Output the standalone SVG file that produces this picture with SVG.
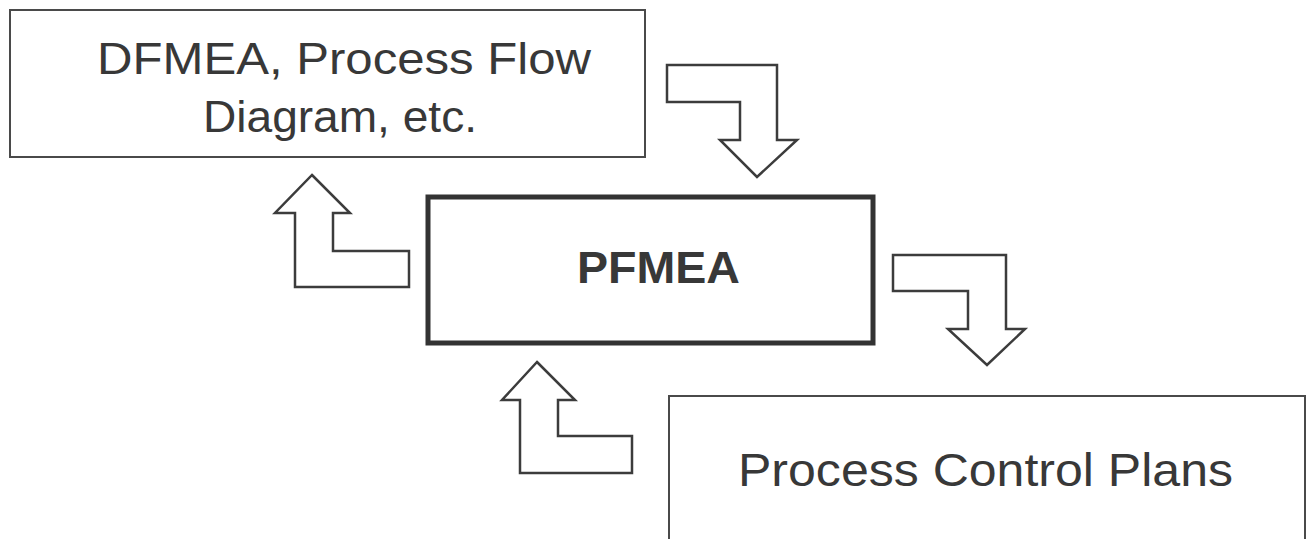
<svg xmlns="http://www.w3.org/2000/svg" width="1310" height="539" viewBox="0 0 1310 539">
  <style>
    .box { fill: #ffffff; stroke: #4a4a4a; stroke-width: 2; }
    .main { fill: #ffffff; stroke: #333333; stroke-width: 5; }
    .flow { fill: #ffffff; stroke: #3c3c3c; stroke-width: 2.5; stroke-linejoin: miter; }
    .lbl { font-family: "Liberation Sans", Arial, sans-serif; fill: #383838; }
  </style>
  <rect width="1310" height="539" fill="#ffffff"/>

  <g id="inputs">
    <rect class="box" x="10" y="10" width="635" height="147"/>
    <text class="lbl" x="97" y="74" font-size="45" textLength="494" lengthAdjust="spacingAndGlyphs">DFMEA, Process Flow</text>
    <text class="lbl" x="203" y="132" font-size="45" textLength="274" lengthAdjust="spacingAndGlyphs">Diagram, etc.</text>
  </g>

  <g id="pfmea">
    <rect class="main" x="428" y="197" width="445" height="146"/>
    <text class="lbl" x="577" y="283" font-size="44" font-weight="bold" textLength="163" lengthAdjust="spacingAndGlyphs">PFMEA</text>
  </g>

  <g id="control-plans">
    <rect class="box" x="669" y="396" width="636" height="150"/>
    <text class="lbl" x="738" y="486" font-size="46" textLength="495" lengthAdjust="spacingAndGlyphs">Process Control Plans</text>
  </g>

  <g id="connectors">
    <!-- inputs feed into PFMEA -->
    <path class="flow" d="M667,65 L777,65 L777,140 L797,140 L757,177 L720,140 L740,140 L740,102 L667,102 Z"/>
    <!-- PFMEA feeds back to inputs -->
    <path class="flow" d="M312,175 L350,213 L333,213 L333,251 L409,251 L409,287 L295,287 L295,213 L275,213 Z"/>
    <!-- PFMEA feeds control plans -->
    <path class="flow" d="M893,255 L1006,255 L1006,329 L1025,329 L987,365 L948,329 L968,329 L968,291 L893,291 Z"/>
    <!-- control plans feed back to PFMEA -->
    <path class="flow" d="M537,362 L575,400 L558,400 L558,436 L632,436 L632,473 L520,473 L520,400 L502,400 Z"/>
  </g>
</svg>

------------

## Work required
Output the data exactly. Pictures don't belong in the result.

## Task solution
Output the standalone SVG file that produces this picture with SVG.
<svg xmlns="http://www.w3.org/2000/svg" width="1310" height="539" viewBox="0 0 1310 539">
  <style>
    .box { fill: #ffffff; stroke: #4a4a4a; stroke-width: 2; }
    .main { fill: #ffffff; stroke: #333333; stroke-width: 5; }
    .flow { fill: #ffffff; stroke: #3c3c3c; stroke-width: 2.5; stroke-linejoin: miter; }
    .lbl { font-family: "Liberation Sans", Arial, sans-serif; fill: #383838; }
  </style>
  <rect width="1310" height="539" fill="#ffffff"/>

  <g id="inputs">
    <rect class="box" x="10" y="10" width="635" height="147"/>
    <text class="lbl" x="97" y="74" font-size="45" textLength="494" lengthAdjust="spacingAndGlyphs">DFMEA, Process Flow</text>
    <text class="lbl" x="203" y="132" font-size="45" textLength="274" lengthAdjust="spacingAndGlyphs">Diagram, etc.</text>
  </g>

  <g id="pfmea">
    <rect class="main" x="428" y="197" width="445" height="146"/>
    <text class="lbl" x="577" y="283" font-size="44" font-weight="bold" textLength="163" lengthAdjust="spacingAndGlyphs">PFMEA</text>
  </g>

  <g id="control-plans">
    <rect class="box" x="669" y="396" width="636" height="150"/>
    <text class="lbl" x="738" y="486" font-size="46" textLength="495" lengthAdjust="spacingAndGlyphs">Process Control Plans</text>
  </g>

  <g id="connectors">
    <!-- inputs feed into PFMEA -->
    <path class="flow" d="M667,65 L777,65 L777,140 L797,140 L757,177 L720,140 L740,140 L740,102 L667,102 Z"/>
    <!-- PFMEA feeds back to inputs -->
    <path class="flow" d="M312,175 L350,213 L333,213 L333,251 L409,251 L409,287 L295,287 L295,213 L275,213 Z"/>
    <!-- PFMEA feeds control plans -->
    <path class="flow" d="M893,255 L1006,255 L1006,329 L1025,329 L987,365 L948,329 L968,329 L968,291 L893,291 Z"/>
    <!-- control plans feed back to PFMEA -->
    <path class="flow" d="M537,362 L575,400 L558,400 L558,436 L632,436 L632,473 L520,473 L520,400 L502,400 Z"/>
  </g>
</svg>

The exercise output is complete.